== Information supplied ==
┏━━

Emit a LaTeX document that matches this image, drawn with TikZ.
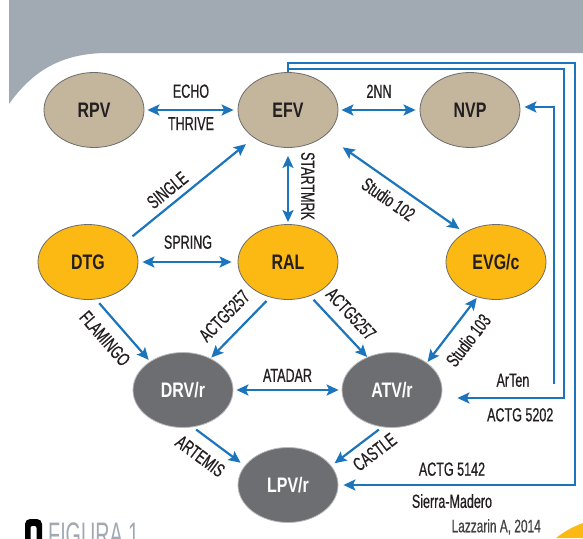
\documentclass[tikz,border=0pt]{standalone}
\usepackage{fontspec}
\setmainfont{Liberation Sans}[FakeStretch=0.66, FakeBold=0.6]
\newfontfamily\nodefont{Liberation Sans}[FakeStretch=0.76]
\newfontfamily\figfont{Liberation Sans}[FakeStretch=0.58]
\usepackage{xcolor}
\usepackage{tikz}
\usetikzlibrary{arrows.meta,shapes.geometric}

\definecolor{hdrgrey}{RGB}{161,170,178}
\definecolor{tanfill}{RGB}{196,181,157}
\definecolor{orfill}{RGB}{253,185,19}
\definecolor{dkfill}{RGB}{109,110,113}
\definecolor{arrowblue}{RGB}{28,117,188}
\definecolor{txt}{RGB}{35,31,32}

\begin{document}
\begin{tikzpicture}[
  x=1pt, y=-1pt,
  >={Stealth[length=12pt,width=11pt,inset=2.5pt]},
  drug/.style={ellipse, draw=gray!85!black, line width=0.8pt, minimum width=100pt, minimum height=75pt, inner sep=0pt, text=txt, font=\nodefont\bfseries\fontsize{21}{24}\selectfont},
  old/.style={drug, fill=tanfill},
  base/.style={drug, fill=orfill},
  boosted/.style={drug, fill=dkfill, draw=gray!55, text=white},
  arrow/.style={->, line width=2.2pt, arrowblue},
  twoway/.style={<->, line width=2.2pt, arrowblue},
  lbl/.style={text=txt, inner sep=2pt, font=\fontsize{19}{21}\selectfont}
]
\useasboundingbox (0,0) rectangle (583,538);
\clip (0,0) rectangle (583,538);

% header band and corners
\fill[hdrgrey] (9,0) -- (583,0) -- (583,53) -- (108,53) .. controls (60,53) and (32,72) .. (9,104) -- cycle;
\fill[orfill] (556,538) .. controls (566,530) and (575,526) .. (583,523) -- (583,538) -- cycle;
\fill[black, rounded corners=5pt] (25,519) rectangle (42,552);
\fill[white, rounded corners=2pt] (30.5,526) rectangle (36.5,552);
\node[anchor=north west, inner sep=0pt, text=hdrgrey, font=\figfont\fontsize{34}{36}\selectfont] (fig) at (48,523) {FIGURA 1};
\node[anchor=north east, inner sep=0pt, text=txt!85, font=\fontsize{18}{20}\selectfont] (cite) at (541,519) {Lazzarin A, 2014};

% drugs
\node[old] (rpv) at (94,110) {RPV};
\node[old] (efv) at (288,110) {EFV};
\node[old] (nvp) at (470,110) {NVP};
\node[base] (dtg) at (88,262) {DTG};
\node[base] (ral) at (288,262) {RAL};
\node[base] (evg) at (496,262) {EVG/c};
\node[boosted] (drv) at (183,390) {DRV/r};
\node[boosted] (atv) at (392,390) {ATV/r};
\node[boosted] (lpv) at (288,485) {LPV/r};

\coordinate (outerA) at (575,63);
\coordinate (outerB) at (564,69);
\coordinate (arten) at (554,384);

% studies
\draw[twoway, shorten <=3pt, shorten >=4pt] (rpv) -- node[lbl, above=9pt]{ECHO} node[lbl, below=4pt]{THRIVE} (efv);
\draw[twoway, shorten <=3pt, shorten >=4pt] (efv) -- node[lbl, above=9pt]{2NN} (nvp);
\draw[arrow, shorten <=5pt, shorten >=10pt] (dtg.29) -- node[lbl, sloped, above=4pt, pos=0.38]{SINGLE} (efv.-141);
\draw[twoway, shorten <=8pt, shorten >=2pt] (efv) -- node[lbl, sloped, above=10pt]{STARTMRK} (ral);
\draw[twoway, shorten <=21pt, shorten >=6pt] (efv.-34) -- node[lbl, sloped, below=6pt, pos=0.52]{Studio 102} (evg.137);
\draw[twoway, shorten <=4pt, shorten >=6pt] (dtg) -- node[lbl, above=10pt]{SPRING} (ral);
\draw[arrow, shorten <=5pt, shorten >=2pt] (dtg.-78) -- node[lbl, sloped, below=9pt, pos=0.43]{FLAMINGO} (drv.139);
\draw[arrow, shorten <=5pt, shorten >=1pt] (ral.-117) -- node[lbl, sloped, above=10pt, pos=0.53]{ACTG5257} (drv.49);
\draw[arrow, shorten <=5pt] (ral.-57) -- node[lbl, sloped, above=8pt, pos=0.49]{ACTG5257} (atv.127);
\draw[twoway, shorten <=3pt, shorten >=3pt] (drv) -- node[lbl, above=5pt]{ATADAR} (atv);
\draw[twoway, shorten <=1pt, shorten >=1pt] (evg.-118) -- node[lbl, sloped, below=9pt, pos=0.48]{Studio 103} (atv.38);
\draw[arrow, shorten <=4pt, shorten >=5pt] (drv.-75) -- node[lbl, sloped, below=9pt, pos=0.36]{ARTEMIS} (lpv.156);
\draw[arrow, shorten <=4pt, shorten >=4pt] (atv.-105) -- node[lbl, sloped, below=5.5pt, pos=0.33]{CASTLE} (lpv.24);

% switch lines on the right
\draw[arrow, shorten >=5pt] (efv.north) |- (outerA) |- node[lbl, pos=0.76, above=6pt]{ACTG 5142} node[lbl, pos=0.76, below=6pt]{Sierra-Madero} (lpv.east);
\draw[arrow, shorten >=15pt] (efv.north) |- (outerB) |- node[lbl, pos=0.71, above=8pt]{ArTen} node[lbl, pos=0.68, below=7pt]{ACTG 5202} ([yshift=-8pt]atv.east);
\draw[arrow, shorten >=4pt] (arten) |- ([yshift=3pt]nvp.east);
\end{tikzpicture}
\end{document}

┗━━

== Work to be completed ==
Write out the full listing verbatim, excluding its pictures.

== Solution to this task ==
Emit a LaTeX document that matches this image, drawn with TikZ.
\documentclass[tikz,border=0pt]{standalone}
\usepackage{fontspec}
\setmainfont{Liberation Sans}[FakeStretch=0.66, FakeBold=0.6]
\newfontfamily\nodefont{Liberation Sans}[FakeStretch=0.76]
\newfontfamily\figfont{Liberation Sans}[FakeStretch=0.58]
\usepackage{xcolor}
\usepackage{tikz}
\usetikzlibrary{arrows.meta,shapes.geometric}

\definecolor{hdrgrey}{RGB}{161,170,178}
\definecolor{tanfill}{RGB}{196,181,157}
\definecolor{orfill}{RGB}{253,185,19}
\definecolor{dkfill}{RGB}{109,110,113}
\definecolor{arrowblue}{RGB}{28,117,188}
\definecolor{txt}{RGB}{35,31,32}

\begin{document}
\begin{tikzpicture}[
  x=1pt, y=-1pt,
  >={Stealth[length=12pt,width=11pt,inset=2.5pt]},
  drug/.style={ellipse, draw=gray!85!black, line width=0.8pt, minimum width=100pt, minimum height=75pt, inner sep=0pt, text=txt, font=\nodefont\bfseries\fontsize{21}{24}\selectfont},
  old/.style={drug, fill=tanfill},
  base/.style={drug, fill=orfill},
  boosted/.style={drug, fill=dkfill, draw=gray!55, text=white},
  arrow/.style={->, line width=2.2pt, arrowblue},
  twoway/.style={<->, line width=2.2pt, arrowblue},
  lbl/.style={text=txt, inner sep=2pt, font=\fontsize{19}{21}\selectfont}
]
\useasboundingbox (0,0) rectangle (583,538);
\clip (0,0) rectangle (583,538);

% header band and corners
\fill[hdrgrey] (9,0) -- (583,0) -- (583,53) -- (108,53) .. controls (60,53) and (32,72) .. (9,104) -- cycle;
\fill[orfill] (556,538) .. controls (566,530) and (575,526) .. (583,523) -- (583,538) -- cycle;
\fill[black, rounded corners=5pt] (25,519) rectangle (42,552);
\fill[white, rounded corners=2pt] (30.5,526) rectangle (36.5,552);
\node[anchor=north west, inner sep=0pt, text=hdrgrey, font=\figfont\fontsize{34}{36}\selectfont] (fig) at (48,523) {FIGURA 1};
\node[anchor=north east, inner sep=0pt, text=txt!85, font=\fontsize{18}{20}\selectfont] (cite) at (541,519) {Lazzarin A, 2014};

% drugs
\node[old] (rpv) at (94,110) {RPV};
\node[old] (efv) at (288,110) {EFV};
\node[old] (nvp) at (470,110) {NVP};
\node[base] (dtg) at (88,262) {DTG};
\node[base] (ral) at (288,262) {RAL};
\node[base] (evg) at (496,262) {EVG/c};
\node[boosted] (drv) at (183,390) {DRV/r};
\node[boosted] (atv) at (392,390) {ATV/r};
\node[boosted] (lpv) at (288,485) {LPV/r};

\coordinate (outerA) at (575,63);
\coordinate (outerB) at (564,69);
\coordinate (arten) at (554,384);

% studies
\draw[twoway, shorten <=3pt, shorten >=4pt] (rpv) -- node[lbl, above=9pt]{ECHO} node[lbl, below=4pt]{THRIVE} (efv);
\draw[twoway, shorten <=3pt, shorten >=4pt] (efv) -- node[lbl, above=9pt]{2NN} (nvp);
\draw[arrow, shorten <=5pt, shorten >=10pt] (dtg.29) -- node[lbl, sloped, above=4pt, pos=0.38]{SINGLE} (efv.-141);
\draw[twoway, shorten <=8pt, shorten >=2pt] (efv) -- node[lbl, sloped, above=10pt]{STARTMRK} (ral);
\draw[twoway, shorten <=21pt, shorten >=6pt] (efv.-34) -- node[lbl, sloped, below=6pt, pos=0.52]{Studio 102} (evg.137);
\draw[twoway, shorten <=4pt, shorten >=6pt] (dtg) -- node[lbl, above=10pt]{SPRING} (ral);
\draw[arrow, shorten <=5pt, shorten >=2pt] (dtg.-78) -- node[lbl, sloped, below=9pt, pos=0.43]{FLAMINGO} (drv.139);
\draw[arrow, shorten <=5pt, shorten >=1pt] (ral.-117) -- node[lbl, sloped, above=10pt, pos=0.53]{ACTG5257} (drv.49);
\draw[arrow, shorten <=5pt] (ral.-57) -- node[lbl, sloped, above=8pt, pos=0.49]{ACTG5257} (atv.127);
\draw[twoway, shorten <=3pt, shorten >=3pt] (drv) -- node[lbl, above=5pt]{ATADAR} (atv);
\draw[twoway, shorten <=1pt, shorten >=1pt] (evg.-118) -- node[lbl, sloped, below=9pt, pos=0.48]{Studio 103} (atv.38);
\draw[arrow, shorten <=4pt, shorten >=5pt] (drv.-75) -- node[lbl, sloped, below=9pt, pos=0.36]{ARTEMIS} (lpv.156);
\draw[arrow, shorten <=4pt, shorten >=4pt] (atv.-105) -- node[lbl, sloped, below=5.5pt, pos=0.33]{CASTLE} (lpv.24);

% switch lines on the right
\draw[arrow, shorten >=5pt] (efv.north) |- (outerA) |- node[lbl, pos=0.76, above=6pt]{ACTG 5142} node[lbl, pos=0.76, below=6pt]{Sierra-Madero} (lpv.east);
\draw[arrow, shorten >=15pt] (efv.north) |- (outerB) |- node[lbl, pos=0.71, above=8pt]{ArTen} node[lbl, pos=0.68, below=7pt]{ACTG 5202} ([yshift=-8pt]atv.east);
\draw[arrow, shorten >=4pt] (arten) |- ([yshift=3pt]nvp.east);
\end{tikzpicture}
\end{document}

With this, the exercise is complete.